━━━ Data lines

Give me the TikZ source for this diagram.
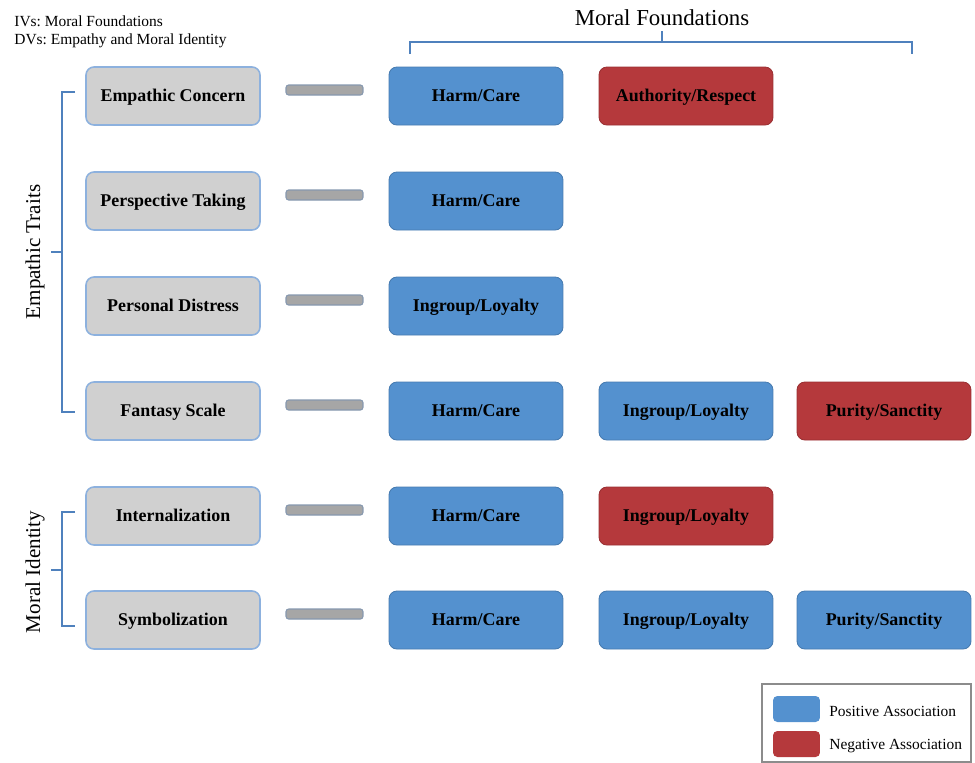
\documentclass[tikz,border=0pt]{standalone}
\usepackage{fontspec}
\setmainfont{Liberation Serif}
\usetikzlibrary{positioning}
\definecolor{posblue}{RGB}{84,145,207}
\definecolor{negred}{RGB}{181,57,60}
\definecolor{ivgray}{RGB}{208,208,208}
\definecolor{ivedge}{RGB}{141,177,222}
\definecolor{bargray}{RGB}{166,166,166}
\definecolor{braceblue}{RGB}{79,129,189}
\tikzset{
    dvbox/.style={draw=ivedge, line width=0.9pt, rounded corners=4.5pt, fill=ivgray, minimum width=3.48cm, minimum height=1.16cm, align=center, text height=0.8em, text depth=0.18em, font=\fontsize{10.2}{12}\selectfont\bfseries},
    posbox/.style={draw=posblue!85!black, line width=0.5pt, rounded corners=4.5pt, fill=posblue, minimum width=3.48cm, minimum height=1.16cm, align=center, text height=0.8em, text depth=0.18em, font=\fontsize{10.2}{12}\selectfont\bfseries},
    negbox/.style={posbox, draw=negred!85!black, fill=negred},
    linkbar/.style={draw=ivedge!50!gray, line width=0.6pt, rounded corners=1.5pt, fill=bargray, minimum width=1.54cm, minimum height=0.2cm, inner sep=0pt},
    bracket/.style={draw=braceblue, line width=1.2pt},
    grouplbl/.style={font=\fontsize{12}{15}\selectfont, inner sep=0pt},
    swatch/.style={rounded corners=2.5pt, minimum width=0.94cm, minimum height=0.52cm, inner sep=0pt},
    keylbl/.style={font=\fontsize{8.8}{10}\selectfont, anchor=west, inner sep=0pt},
}
\frenchspacing

\begin{document}
\begin{tikzpicture}[x=0.02cm, y=-0.02cm]
    \useasboundingbox (0,0) rectangle (975,762);
    \node[align=left, anchor=north west, inner sep=0pt, font=\fontsize{8.8}{10.6}\selectfont] (ivdv) at (14,15) {IVs: Moral Foundations\\DVs: Empathy and Moral Identity};
    \node[grouplbl, font=\fontsize{13}{15}\selectfont] (mftitle) at (662,18) {Moral Foundations};
    \node[grouplbl, rotate=90] (ettitle) at (35,252) {Empathic Traits};
    \node[grouplbl, rotate=90] (mititle) at (35,572) {Moral Identity};
    % empathy and moral identity
    \node[dvbox] (ec) at (173,96)  {Empathic Concern};
    \node[dvbox] (pt) at (173,201) {Perspective Taking};
    \node[dvbox] (pd) at (173,306) {Personal Distress};
    \node[dvbox] (fs) at (173,411) {Fantasy Scale};
    \node[dvbox] (intl) at (173,516) {Internalization};
    \node[dvbox] (symb) at (173,620) {Symbolization};
    \node[linkbar] (ecbar) at (324.5,90)  {};
    \node[linkbar] (ptbar) at (324.5,195) {};
    \node[linkbar] (pdbar) at (324.5,300) {};
    \node[linkbar] (fsbar) at (324.5,405) {};
    \node[linkbar] (intlbar) at (324.5,510) {};
    \node[linkbar] (symbbar) at (324.5,614) {};
    % moral foundations
    \node[posbox] (echc) at (476,96) {Harm/Care};
    \node[negbox] (ecar) at (686,96) {Authority/Respect};
    \node[posbox] (pthc) at (476,201) {Harm/Care};
    \node[posbox] (pdil) at (476,306) {Ingroup/Loyalty};
    \node[posbox] (fshc) at (476,411) {Harm/Care};
    \node[posbox] (fsil) at (686,411) {Ingroup/Loyalty};
    \node[negbox] (fsps) at (884,411) {Purity/Sanctity};
    \node[posbox] (intlhc) at (476,516) {Harm/Care};
    \node[negbox] (intlil) at (686,516) {Ingroup/Loyalty};
    \node[posbox] (symbhc) at (476,620) {Harm/Care};
    \node[posbox] (symbil) at (686,620) {Ingroup/Loyalty};
    \node[posbox] (symbps) at (884,620) {Purity/Sanctity};
    % brackets
    \draw[bracket] (410,54) -- (410,42) -- (912,42) -- (912,54);
    \draw[bracket] (662,42) -- (662,31);
    \draw[bracket] (75,92) -- (62,92) -- (62,412) -- (75,412);
    \draw[bracket] (62,252) -- (51,252);
    \draw[bracket] (75,512) -- (62,512) -- (62,626) -- (75,626);
    \draw[bracket] (62,570) -- (51,570);
    % legend
    \node[draw=black!45, line width=0.6pt, minimum width=4.18cm, minimum height=1.56cm, inner sep=0pt] (legend) at (866.5,723) {};
    \node[swatch, fill=posblue] (poskey) at (796.5,709) {};
    \node[swatch, fill=negred] (negkey) at (796.5,744) {};
    \node[keylbl] (poslbl) at (829,711) {Positive Association};
    \node[keylbl] (neglbl) at (829,746) {Negative Association};
\end{tikzpicture}
\end{document}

━━━━━━

The task:
Would you set down the listing exactly, omitting pictures?

Response to the task:
Give me the TikZ source for this diagram.
\documentclass[tikz,border=0pt]{standalone}
\usepackage{fontspec}
\setmainfont{Liberation Serif}
\usetikzlibrary{positioning}
\definecolor{posblue}{RGB}{84,145,207}
\definecolor{negred}{RGB}{181,57,60}
\definecolor{ivgray}{RGB}{208,208,208}
\definecolor{ivedge}{RGB}{141,177,222}
\definecolor{bargray}{RGB}{166,166,166}
\definecolor{braceblue}{RGB}{79,129,189}
\tikzset{
    dvbox/.style={draw=ivedge, line width=0.9pt, rounded corners=4.5pt, fill=ivgray, minimum width=3.48cm, minimum height=1.16cm, align=center, text height=0.8em, text depth=0.18em, font=\fontsize{10.2}{12}\selectfont\bfseries},
    posbox/.style={draw=posblue!85!black, line width=0.5pt, rounded corners=4.5pt, fill=posblue, minimum width=3.48cm, minimum height=1.16cm, align=center, text height=0.8em, text depth=0.18em, font=\fontsize{10.2}{12}\selectfont\bfseries},
    negbox/.style={posbox, draw=negred!85!black, fill=negred},
    linkbar/.style={draw=ivedge!50!gray, line width=0.6pt, rounded corners=1.5pt, fill=bargray, minimum width=1.54cm, minimum height=0.2cm, inner sep=0pt},
    bracket/.style={draw=braceblue, line width=1.2pt},
    grouplbl/.style={font=\fontsize{12}{15}\selectfont, inner sep=0pt},
    swatch/.style={rounded corners=2.5pt, minimum width=0.94cm, minimum height=0.52cm, inner sep=0pt},
    keylbl/.style={font=\fontsize{8.8}{10}\selectfont, anchor=west, inner sep=0pt},
}
\frenchspacing

\begin{document}
\begin{tikzpicture}[x=0.02cm, y=-0.02cm]
    \useasboundingbox (0,0) rectangle (975,762);
    \node[align=left, anchor=north west, inner sep=0pt, font=\fontsize{8.8}{10.6}\selectfont] (ivdv) at (14,15) {IVs: Moral Foundations\\DVs: Empathy and Moral Identity};
    \node[grouplbl, font=\fontsize{13}{15}\selectfont] (mftitle) at (662,18) {Moral Foundations};
    \node[grouplbl, rotate=90] (ettitle) at (35,252) {Empathic Traits};
    \node[grouplbl, rotate=90] (mititle) at (35,572) {Moral Identity};
    % empathy and moral identity
    \node[dvbox] (ec) at (173,96)  {Empathic Concern};
    \node[dvbox] (pt) at (173,201) {Perspective Taking};
    \node[dvbox] (pd) at (173,306) {Personal Distress};
    \node[dvbox] (fs) at (173,411) {Fantasy Scale};
    \node[dvbox] (intl) at (173,516) {Internalization};
    \node[dvbox] (symb) at (173,620) {Symbolization};
    \node[linkbar] (ecbar) at (324.5,90)  {};
    \node[linkbar] (ptbar) at (324.5,195) {};
    \node[linkbar] (pdbar) at (324.5,300) {};
    \node[linkbar] (fsbar) at (324.5,405) {};
    \node[linkbar] (intlbar) at (324.5,510) {};
    \node[linkbar] (symbbar) at (324.5,614) {};
    % moral foundations
    \node[posbox] (echc) at (476,96) {Harm/Care};
    \node[negbox] (ecar) at (686,96) {Authority/Respect};
    \node[posbox] (pthc) at (476,201) {Harm/Care};
    \node[posbox] (pdil) at (476,306) {Ingroup/Loyalty};
    \node[posbox] (fshc) at (476,411) {Harm/Care};
    \node[posbox] (fsil) at (686,411) {Ingroup/Loyalty};
    \node[negbox] (fsps) at (884,411) {Purity/Sanctity};
    \node[posbox] (intlhc) at (476,516) {Harm/Care};
    \node[negbox] (intlil) at (686,516) {Ingroup/Loyalty};
    \node[posbox] (symbhc) at (476,620) {Harm/Care};
    \node[posbox] (symbil) at (686,620) {Ingroup/Loyalty};
    \node[posbox] (symbps) at (884,620) {Purity/Sanctity};
    % brackets
    \draw[bracket] (410,54) -- (410,42) -- (912,42) -- (912,54);
    \draw[bracket] (662,42) -- (662,31);
    \draw[bracket] (75,92) -- (62,92) -- (62,412) -- (75,412);
    \draw[bracket] (62,252) -- (51,252);
    \draw[bracket] (75,512) -- (62,512) -- (62,626) -- (75,626);
    \draw[bracket] (62,570) -- (51,570);
    % legend
    \node[draw=black!45, line width=0.6pt, minimum width=4.18cm, minimum height=1.56cm, inner sep=0pt] (legend) at (866.5,723) {};
    \node[swatch, fill=posblue] (poskey) at (796.5,709) {};
    \node[swatch, fill=negred] (negkey) at (796.5,744) {};
    \node[keylbl] (poslbl) at (829,711) {Positive Association};
    \node[keylbl] (neglbl) at (829,746) {Negative Association};
\end{tikzpicture}
\end{document}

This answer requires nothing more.